-- start --

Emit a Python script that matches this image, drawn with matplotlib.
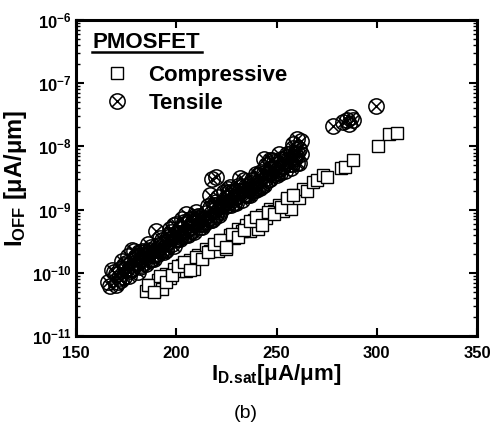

-- end --
-- start --

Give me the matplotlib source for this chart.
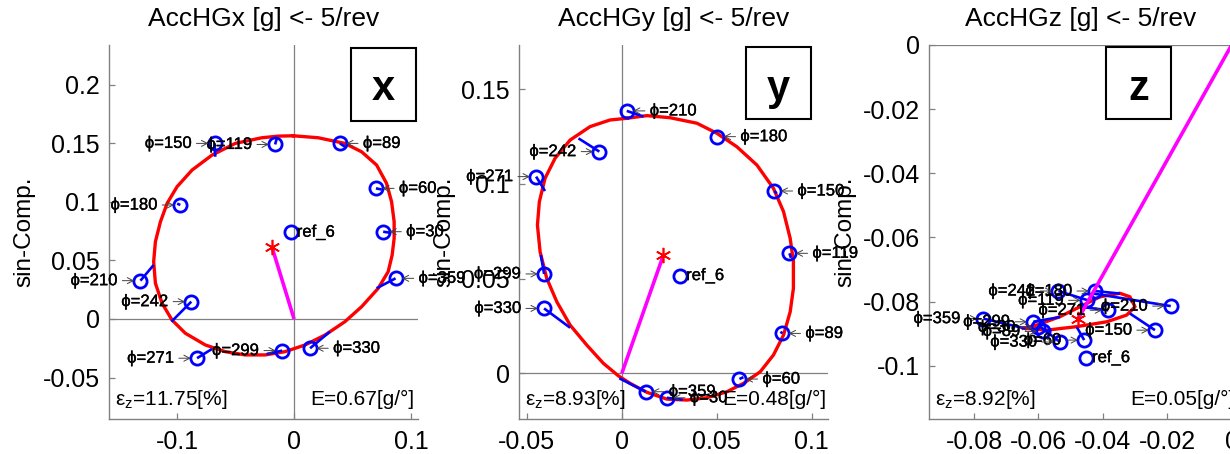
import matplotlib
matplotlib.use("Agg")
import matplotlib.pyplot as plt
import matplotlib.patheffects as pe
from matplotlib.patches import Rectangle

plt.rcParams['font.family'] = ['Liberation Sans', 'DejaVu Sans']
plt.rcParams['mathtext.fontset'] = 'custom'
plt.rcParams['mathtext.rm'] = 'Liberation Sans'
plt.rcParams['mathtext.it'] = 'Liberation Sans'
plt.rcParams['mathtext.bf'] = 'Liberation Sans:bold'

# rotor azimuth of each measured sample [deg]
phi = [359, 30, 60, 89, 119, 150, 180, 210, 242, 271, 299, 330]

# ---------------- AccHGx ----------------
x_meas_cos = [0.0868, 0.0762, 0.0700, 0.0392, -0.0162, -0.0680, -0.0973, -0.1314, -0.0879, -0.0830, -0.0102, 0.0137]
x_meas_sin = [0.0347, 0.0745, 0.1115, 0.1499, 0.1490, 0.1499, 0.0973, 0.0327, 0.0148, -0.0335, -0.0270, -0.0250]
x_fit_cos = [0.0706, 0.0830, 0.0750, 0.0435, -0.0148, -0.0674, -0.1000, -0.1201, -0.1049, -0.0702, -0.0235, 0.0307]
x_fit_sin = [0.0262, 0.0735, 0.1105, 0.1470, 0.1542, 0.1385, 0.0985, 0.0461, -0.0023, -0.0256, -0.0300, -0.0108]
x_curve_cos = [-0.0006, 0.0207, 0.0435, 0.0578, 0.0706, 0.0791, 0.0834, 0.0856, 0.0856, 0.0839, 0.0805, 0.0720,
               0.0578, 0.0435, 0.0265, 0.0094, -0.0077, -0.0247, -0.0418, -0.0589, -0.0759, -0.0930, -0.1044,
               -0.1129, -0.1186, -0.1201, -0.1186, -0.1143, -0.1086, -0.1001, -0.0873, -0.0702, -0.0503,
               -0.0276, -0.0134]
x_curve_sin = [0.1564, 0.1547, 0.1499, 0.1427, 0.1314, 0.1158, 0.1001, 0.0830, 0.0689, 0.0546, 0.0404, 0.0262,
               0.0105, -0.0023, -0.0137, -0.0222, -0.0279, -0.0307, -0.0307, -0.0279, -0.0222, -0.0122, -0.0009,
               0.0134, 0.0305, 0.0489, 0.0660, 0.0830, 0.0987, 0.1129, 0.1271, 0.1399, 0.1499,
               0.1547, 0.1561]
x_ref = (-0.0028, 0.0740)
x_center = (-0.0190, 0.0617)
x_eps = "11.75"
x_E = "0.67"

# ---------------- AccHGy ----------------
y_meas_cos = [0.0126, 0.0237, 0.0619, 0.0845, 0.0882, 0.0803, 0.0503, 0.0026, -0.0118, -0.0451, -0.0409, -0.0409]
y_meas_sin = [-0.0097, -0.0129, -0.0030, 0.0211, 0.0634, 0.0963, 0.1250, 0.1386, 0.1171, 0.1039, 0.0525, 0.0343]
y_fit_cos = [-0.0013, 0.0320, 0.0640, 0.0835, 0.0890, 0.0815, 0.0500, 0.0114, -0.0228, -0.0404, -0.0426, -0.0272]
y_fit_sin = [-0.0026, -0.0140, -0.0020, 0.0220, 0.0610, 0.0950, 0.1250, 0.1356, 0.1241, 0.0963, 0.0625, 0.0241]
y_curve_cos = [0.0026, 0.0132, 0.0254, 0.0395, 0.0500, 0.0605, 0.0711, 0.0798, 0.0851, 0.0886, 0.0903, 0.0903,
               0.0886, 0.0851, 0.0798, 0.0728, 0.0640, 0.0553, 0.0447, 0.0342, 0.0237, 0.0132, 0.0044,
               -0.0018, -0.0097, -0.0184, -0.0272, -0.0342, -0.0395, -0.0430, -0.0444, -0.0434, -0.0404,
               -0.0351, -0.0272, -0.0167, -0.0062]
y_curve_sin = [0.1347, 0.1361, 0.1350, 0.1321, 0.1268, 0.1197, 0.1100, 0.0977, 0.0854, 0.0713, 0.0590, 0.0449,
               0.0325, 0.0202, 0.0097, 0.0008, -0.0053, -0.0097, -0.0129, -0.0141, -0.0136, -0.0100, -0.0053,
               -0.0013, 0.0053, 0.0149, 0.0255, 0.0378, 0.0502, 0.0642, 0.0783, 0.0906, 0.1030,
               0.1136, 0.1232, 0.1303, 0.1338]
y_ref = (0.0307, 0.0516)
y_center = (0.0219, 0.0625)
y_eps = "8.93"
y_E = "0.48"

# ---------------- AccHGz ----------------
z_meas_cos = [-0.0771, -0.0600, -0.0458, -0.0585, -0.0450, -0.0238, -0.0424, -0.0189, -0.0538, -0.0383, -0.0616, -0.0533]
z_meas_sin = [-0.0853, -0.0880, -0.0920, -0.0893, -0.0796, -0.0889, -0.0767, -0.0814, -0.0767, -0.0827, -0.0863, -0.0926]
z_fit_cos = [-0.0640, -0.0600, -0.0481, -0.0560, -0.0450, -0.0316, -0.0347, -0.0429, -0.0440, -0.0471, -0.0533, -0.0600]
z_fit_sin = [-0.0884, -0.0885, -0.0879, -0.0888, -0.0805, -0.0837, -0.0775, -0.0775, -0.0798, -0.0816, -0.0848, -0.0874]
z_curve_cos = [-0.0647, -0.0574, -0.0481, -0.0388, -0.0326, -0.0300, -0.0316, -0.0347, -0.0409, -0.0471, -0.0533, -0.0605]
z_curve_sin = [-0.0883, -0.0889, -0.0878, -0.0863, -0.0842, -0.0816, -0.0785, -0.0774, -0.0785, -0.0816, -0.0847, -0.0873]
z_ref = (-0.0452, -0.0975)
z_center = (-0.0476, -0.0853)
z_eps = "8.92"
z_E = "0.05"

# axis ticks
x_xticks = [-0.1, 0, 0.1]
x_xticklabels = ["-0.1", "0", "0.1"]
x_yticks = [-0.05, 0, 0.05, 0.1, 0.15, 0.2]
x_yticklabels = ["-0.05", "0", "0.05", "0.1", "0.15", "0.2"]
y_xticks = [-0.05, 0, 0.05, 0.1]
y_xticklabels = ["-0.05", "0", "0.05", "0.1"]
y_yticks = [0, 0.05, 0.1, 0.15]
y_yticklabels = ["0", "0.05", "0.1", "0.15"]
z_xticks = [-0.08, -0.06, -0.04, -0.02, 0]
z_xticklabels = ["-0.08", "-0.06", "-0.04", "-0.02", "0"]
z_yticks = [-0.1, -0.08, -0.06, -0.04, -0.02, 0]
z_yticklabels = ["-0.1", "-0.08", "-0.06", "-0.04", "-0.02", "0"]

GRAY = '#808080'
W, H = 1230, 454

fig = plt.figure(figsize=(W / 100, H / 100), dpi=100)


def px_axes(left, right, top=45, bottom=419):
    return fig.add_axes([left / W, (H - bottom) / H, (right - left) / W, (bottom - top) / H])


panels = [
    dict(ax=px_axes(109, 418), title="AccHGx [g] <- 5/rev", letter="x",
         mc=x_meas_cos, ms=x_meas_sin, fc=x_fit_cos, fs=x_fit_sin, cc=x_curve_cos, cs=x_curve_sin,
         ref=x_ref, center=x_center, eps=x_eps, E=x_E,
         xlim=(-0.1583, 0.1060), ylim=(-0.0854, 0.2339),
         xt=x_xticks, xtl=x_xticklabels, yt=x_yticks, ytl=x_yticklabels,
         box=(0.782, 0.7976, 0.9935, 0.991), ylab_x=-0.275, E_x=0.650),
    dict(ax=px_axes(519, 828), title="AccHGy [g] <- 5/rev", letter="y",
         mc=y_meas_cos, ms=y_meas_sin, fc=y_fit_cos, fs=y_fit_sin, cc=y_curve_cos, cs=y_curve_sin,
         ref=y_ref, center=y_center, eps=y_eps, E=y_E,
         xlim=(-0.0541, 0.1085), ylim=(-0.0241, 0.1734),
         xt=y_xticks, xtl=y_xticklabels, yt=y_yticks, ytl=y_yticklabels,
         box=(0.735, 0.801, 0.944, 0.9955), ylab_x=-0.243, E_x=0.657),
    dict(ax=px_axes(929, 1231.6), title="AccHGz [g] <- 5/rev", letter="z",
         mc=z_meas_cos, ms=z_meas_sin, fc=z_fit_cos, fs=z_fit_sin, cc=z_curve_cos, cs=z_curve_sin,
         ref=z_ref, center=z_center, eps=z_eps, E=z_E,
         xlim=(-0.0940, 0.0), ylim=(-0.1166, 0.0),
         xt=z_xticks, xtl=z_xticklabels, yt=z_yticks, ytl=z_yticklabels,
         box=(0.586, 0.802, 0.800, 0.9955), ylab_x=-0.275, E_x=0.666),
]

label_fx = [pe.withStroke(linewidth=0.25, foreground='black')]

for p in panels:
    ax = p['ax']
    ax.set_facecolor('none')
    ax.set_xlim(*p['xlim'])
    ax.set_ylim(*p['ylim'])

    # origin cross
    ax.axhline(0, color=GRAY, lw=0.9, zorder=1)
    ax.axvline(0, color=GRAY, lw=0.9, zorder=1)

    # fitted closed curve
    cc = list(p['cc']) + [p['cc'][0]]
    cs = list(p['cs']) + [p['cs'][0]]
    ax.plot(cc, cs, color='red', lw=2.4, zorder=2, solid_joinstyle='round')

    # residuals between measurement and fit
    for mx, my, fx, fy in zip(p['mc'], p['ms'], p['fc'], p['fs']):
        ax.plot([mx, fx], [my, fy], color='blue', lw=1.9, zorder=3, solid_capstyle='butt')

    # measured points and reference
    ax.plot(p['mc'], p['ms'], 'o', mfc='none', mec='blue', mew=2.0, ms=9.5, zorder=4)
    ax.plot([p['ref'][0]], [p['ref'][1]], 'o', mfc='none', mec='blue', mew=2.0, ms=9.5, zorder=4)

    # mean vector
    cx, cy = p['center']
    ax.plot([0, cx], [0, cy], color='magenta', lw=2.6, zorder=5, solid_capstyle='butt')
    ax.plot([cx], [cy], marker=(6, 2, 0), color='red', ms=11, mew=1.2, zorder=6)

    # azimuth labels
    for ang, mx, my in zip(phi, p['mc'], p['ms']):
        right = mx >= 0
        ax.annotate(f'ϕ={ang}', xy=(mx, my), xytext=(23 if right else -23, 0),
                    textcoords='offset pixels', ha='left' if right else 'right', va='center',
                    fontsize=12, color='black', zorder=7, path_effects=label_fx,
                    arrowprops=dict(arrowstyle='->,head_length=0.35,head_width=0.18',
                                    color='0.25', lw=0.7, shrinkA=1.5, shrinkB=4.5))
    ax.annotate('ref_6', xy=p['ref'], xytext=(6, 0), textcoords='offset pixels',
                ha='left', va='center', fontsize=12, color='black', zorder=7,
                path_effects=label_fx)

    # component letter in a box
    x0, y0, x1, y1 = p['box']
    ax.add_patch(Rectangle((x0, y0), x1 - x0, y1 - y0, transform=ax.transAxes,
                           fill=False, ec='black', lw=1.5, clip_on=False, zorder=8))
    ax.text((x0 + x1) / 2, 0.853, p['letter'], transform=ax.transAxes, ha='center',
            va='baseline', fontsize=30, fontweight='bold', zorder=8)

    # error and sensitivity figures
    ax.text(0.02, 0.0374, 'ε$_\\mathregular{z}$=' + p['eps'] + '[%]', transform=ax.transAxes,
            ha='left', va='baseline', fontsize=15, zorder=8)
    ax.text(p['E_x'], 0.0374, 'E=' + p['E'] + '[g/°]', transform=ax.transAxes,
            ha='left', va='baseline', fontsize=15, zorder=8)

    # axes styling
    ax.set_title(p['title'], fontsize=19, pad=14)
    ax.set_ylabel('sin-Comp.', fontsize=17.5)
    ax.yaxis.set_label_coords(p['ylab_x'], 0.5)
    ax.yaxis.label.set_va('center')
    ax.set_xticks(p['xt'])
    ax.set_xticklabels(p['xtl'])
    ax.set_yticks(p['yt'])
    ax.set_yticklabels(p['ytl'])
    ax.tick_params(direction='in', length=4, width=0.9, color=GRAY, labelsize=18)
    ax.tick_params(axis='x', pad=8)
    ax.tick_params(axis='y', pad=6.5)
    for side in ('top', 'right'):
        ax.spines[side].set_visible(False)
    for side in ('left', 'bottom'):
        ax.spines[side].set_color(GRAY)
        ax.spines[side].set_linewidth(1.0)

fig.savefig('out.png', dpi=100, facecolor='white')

-- end --

The request: Return exactly the lines from the one with "Give me the matplotlib source for this chart." to the one with "271, 299, 330]", both ends kept, and only those. Images are left out.

Written response:
Give me the matplotlib source for this chart.
import matplotlib
matplotlib.use("Agg")
import matplotlib.pyplot as plt
import matplotlib.patheffects as pe
from matplotlib.patches import Rectangle

plt.rcParams['font.family'] = ['Liberation Sans', 'DejaVu Sans']
plt.rcParams['mathtext.fontset'] = 'custom'
plt.rcParams['mathtext.rm'] = 'Liberation Sans'
plt.rcParams['mathtext.it'] = 'Liberation Sans'
plt.rcParams['mathtext.bf'] = 'Liberation Sans:bold'

# rotor azimuth of each measured sample [deg]
phi = [359, 30, 60, 89, 119, 150, 180, 210, 242, 271, 299, 330]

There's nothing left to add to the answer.